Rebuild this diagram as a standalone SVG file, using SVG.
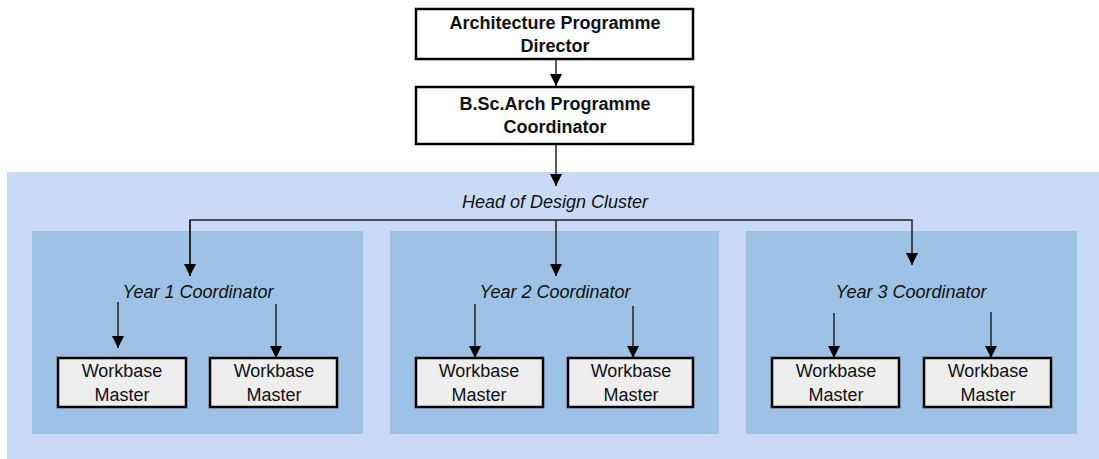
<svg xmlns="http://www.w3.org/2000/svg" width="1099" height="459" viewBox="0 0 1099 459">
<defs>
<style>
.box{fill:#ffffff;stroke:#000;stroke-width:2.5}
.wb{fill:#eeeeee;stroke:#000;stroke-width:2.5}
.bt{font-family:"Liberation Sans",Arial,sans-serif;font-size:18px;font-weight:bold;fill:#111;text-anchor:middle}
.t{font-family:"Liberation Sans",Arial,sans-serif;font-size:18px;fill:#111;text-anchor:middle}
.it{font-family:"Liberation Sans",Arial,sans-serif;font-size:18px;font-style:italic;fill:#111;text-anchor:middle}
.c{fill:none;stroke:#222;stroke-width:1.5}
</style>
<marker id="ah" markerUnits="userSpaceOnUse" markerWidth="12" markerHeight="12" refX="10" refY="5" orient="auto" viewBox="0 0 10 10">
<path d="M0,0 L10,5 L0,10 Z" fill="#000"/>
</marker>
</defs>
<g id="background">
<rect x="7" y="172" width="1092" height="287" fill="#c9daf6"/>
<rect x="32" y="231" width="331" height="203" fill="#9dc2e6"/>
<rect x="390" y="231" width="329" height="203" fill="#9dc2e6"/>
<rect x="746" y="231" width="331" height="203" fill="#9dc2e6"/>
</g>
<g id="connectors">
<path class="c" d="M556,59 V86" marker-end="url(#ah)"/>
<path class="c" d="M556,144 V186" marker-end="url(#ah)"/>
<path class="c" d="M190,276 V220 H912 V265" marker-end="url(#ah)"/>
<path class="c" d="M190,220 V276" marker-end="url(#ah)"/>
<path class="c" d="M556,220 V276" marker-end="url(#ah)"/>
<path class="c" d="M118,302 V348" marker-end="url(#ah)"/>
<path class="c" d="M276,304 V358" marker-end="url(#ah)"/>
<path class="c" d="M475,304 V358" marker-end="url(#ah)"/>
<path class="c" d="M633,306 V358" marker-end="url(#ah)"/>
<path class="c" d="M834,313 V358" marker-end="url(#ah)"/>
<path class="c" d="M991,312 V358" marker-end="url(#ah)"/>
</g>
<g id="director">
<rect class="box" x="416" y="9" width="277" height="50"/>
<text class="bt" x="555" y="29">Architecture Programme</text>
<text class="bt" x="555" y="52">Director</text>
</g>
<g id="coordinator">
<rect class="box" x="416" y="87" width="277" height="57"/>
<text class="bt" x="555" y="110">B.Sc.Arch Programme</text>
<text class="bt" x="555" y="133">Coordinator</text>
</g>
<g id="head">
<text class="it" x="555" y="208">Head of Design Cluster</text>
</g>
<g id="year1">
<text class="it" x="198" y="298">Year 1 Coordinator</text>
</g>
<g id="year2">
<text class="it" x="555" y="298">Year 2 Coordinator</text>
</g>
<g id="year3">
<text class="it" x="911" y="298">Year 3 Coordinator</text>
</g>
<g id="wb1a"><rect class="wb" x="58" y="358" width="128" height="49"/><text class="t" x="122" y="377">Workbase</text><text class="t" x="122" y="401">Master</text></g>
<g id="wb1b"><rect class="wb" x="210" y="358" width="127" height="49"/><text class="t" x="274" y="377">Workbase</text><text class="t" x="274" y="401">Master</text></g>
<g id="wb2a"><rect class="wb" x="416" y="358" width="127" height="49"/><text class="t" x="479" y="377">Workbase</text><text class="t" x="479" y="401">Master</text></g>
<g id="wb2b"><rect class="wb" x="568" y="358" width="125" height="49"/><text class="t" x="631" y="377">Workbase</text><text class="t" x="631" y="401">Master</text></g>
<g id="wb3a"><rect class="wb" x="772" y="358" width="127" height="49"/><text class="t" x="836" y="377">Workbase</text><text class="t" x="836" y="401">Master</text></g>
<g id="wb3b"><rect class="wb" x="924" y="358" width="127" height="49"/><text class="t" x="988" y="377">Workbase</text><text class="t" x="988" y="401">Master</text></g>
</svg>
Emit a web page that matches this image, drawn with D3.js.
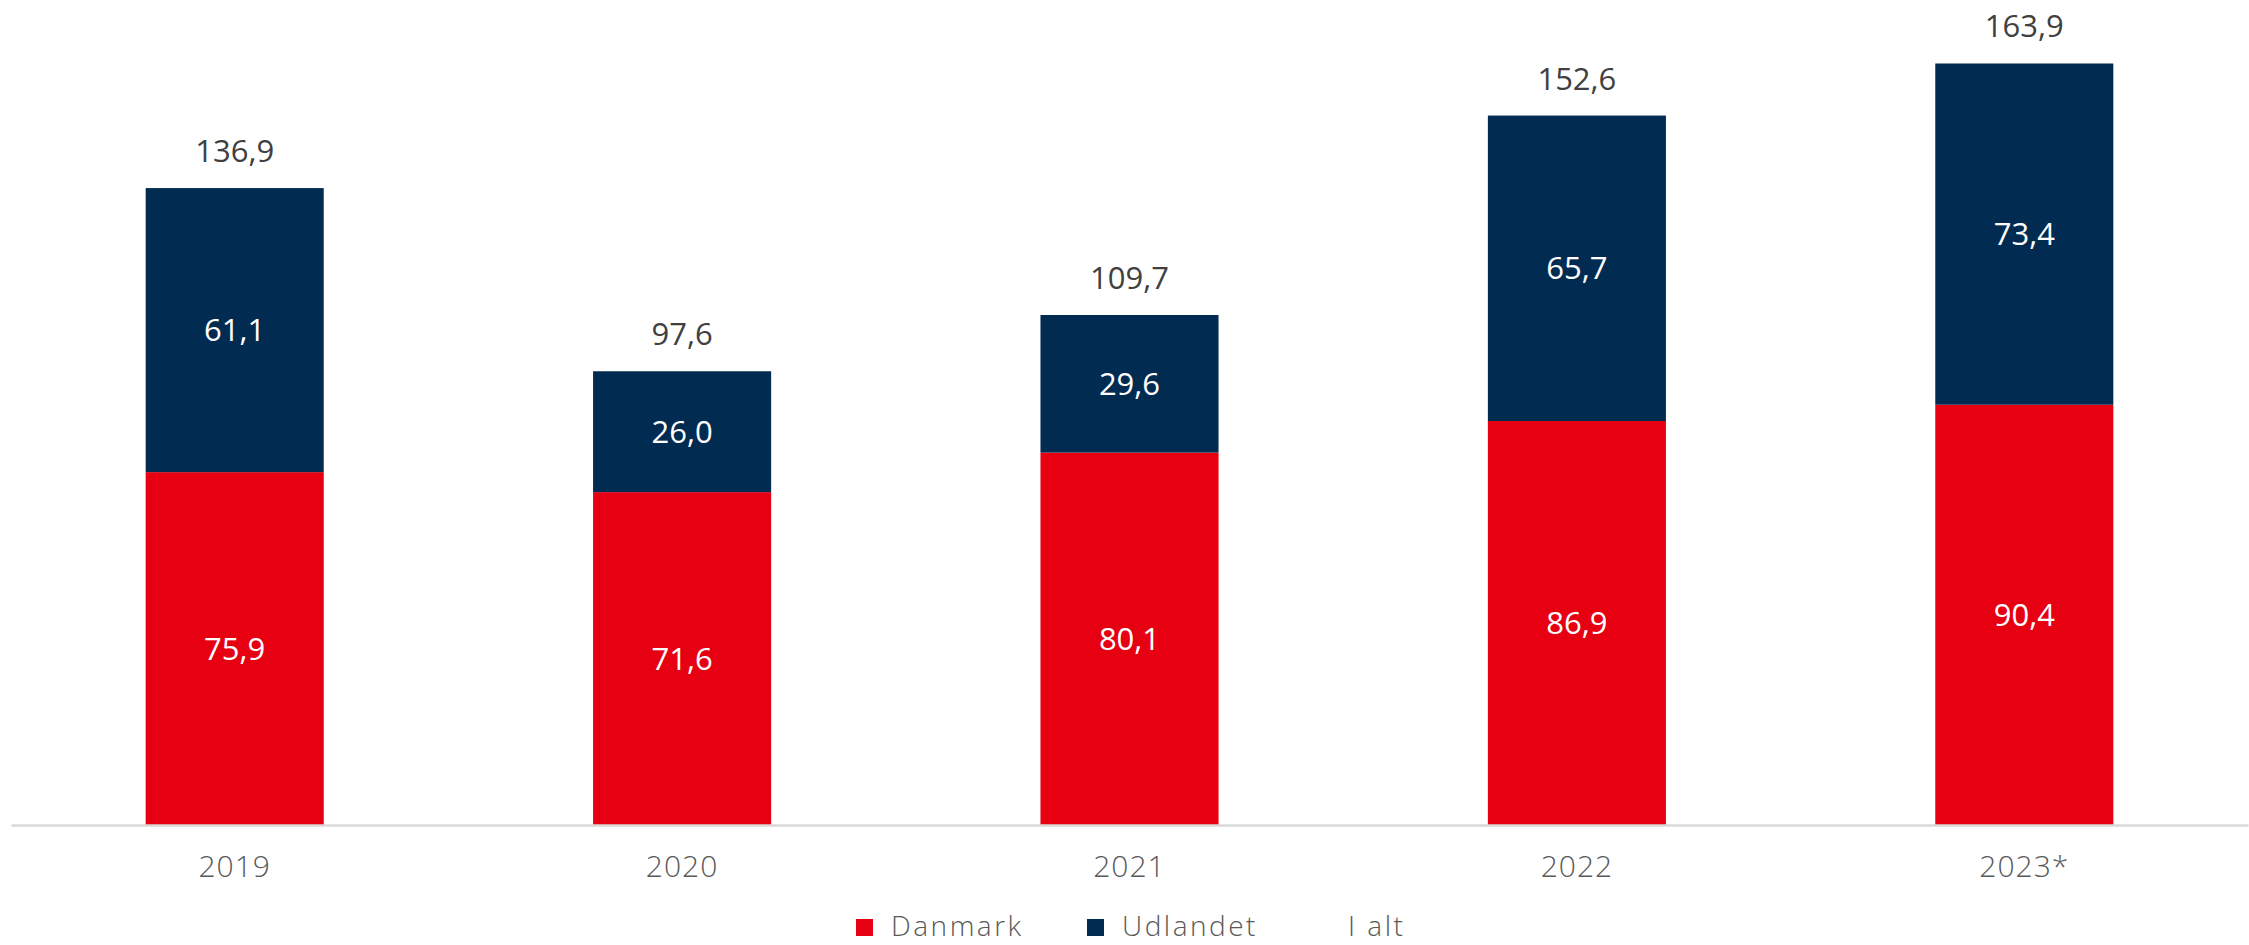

·····

Task description:
Copy every record above exactly, leaving out the pictures.

Solution:
Rebuild this diagram as a standalone SVG file, using SVG.
<svg xmlns="http://www.w3.org/2000/svg" width="1099" height="459" viewBox="0 0 1099 459">
<defs>
<style>
.box{fill:#ffffff;stroke:#000;stroke-width:2.5}
.wb{fill:#eeeeee;stroke:#000;stroke-width:2.5}
.bt{font-family:"Liberation Sans",Arial,sans-serif;font-size:18px;font-weight:bold;fill:#111;text-anchor:middle}
.t{font-family:"Liberation Sans",Arial,sans-serif;font-size:18px;fill:#111;text-anchor:middle}
.it{font-family:"Liberation Sans",Arial,sans-serif;font-size:18px;font-style:italic;fill:#111;text-anchor:middle}
.c{fill:none;stroke:#222;stroke-width:1.5}
</style>
<marker id="ah" markerUnits="userSpaceOnUse" markerWidth="12" markerHeight="12" refX="10" refY="5" orient="auto" viewBox="0 0 10 10">
<path d="M0,0 L10,5 L0,10 Z" fill="#000"/>
</marker>
</defs>
<g id="background">
<rect x="7" y="172" width="1092" height="287" fill="#c9daf6"/>
<rect x="32" y="231" width="331" height="203" fill="#9dc2e6"/>
<rect x="390" y="231" width="329" height="203" fill="#9dc2e6"/>
<rect x="746" y="231" width="331" height="203" fill="#9dc2e6"/>
</g>
<g id="connectors">
<path class="c" d="M556,59 V86" marker-end="url(#ah)"/>
<path class="c" d="M556,144 V186" marker-end="url(#ah)"/>
<path class="c" d="M190,276 V220 H912 V265" marker-end="url(#ah)"/>
<path class="c" d="M190,220 V276" marker-end="url(#ah)"/>
<path class="c" d="M556,220 V276" marker-end="url(#ah)"/>
<path class="c" d="M118,302 V348" marker-end="url(#ah)"/>
<path class="c" d="M276,304 V358" marker-end="url(#ah)"/>
<path class="c" d="M475,304 V358" marker-end="url(#ah)"/>
<path class="c" d="M633,306 V358" marker-end="url(#ah)"/>
<path class="c" d="M834,313 V358" marker-end="url(#ah)"/>
<path class="c" d="M991,312 V358" marker-end="url(#ah)"/>
</g>
<g id="director">
<rect class="box" x="416" y="9" width="277" height="50"/>
<text class="bt" x="555" y="29">Architecture Programme</text>
<text class="bt" x="555" y="52">Director</text>
</g>
<g id="coordinator">
<rect class="box" x="416" y="87" width="277" height="57"/>
<text class="bt" x="555" y="110">B.Sc.Arch Programme</text>
<text class="bt" x="555" y="133">Coordinator</text>
</g>
<g id="head">
<text class="it" x="555" y="208">Head of Design Cluster</text>
</g>
<g id="year1">
<text class="it" x="198" y="298">Year 1 Coordinator</text>
</g>
<g id="year2">
<text class="it" x="555" y="298">Year 2 Coordinator</text>
</g>
<g id="year3">
<text class="it" x="911" y="298">Year 3 Coordinator</text>
</g>
<g id="wb1a"><rect class="wb" x="58" y="358" width="128" height="49"/><text class="t" x="122" y="377">Workbase</text><text class="t" x="122" y="401">Master</text></g>
<g id="wb1b"><rect class="wb" x="210" y="358" width="127" height="49"/><text class="t" x="274" y="377">Workbase</text><text class="t" x="274" y="401">Master</text></g>
<g id="wb2a"><rect class="wb" x="416" y="358" width="127" height="49"/><text class="t" x="479" y="377">Workbase</text><text class="t" x="479" y="401">Master</text></g>
<g id="wb2b"><rect class="wb" x="568" y="358" width="125" height="49"/><text class="t" x="631" y="377">Workbase</text><text class="t" x="631" y="401">Master</text></g>
<g id="wb3a"><rect class="wb" x="772" y="358" width="127" height="49"/><text class="t" x="836" y="377">Workbase</text><text class="t" x="836" y="401">Master</text></g>
<g id="wb3b"><rect class="wb" x="924" y="358" width="127" height="49"/><text class="t" x="988" y="377">Workbase</text><text class="t" x="988" y="401">Master</text></g>
</svg>
Emit a web page that matches this image, drawn with D3.js.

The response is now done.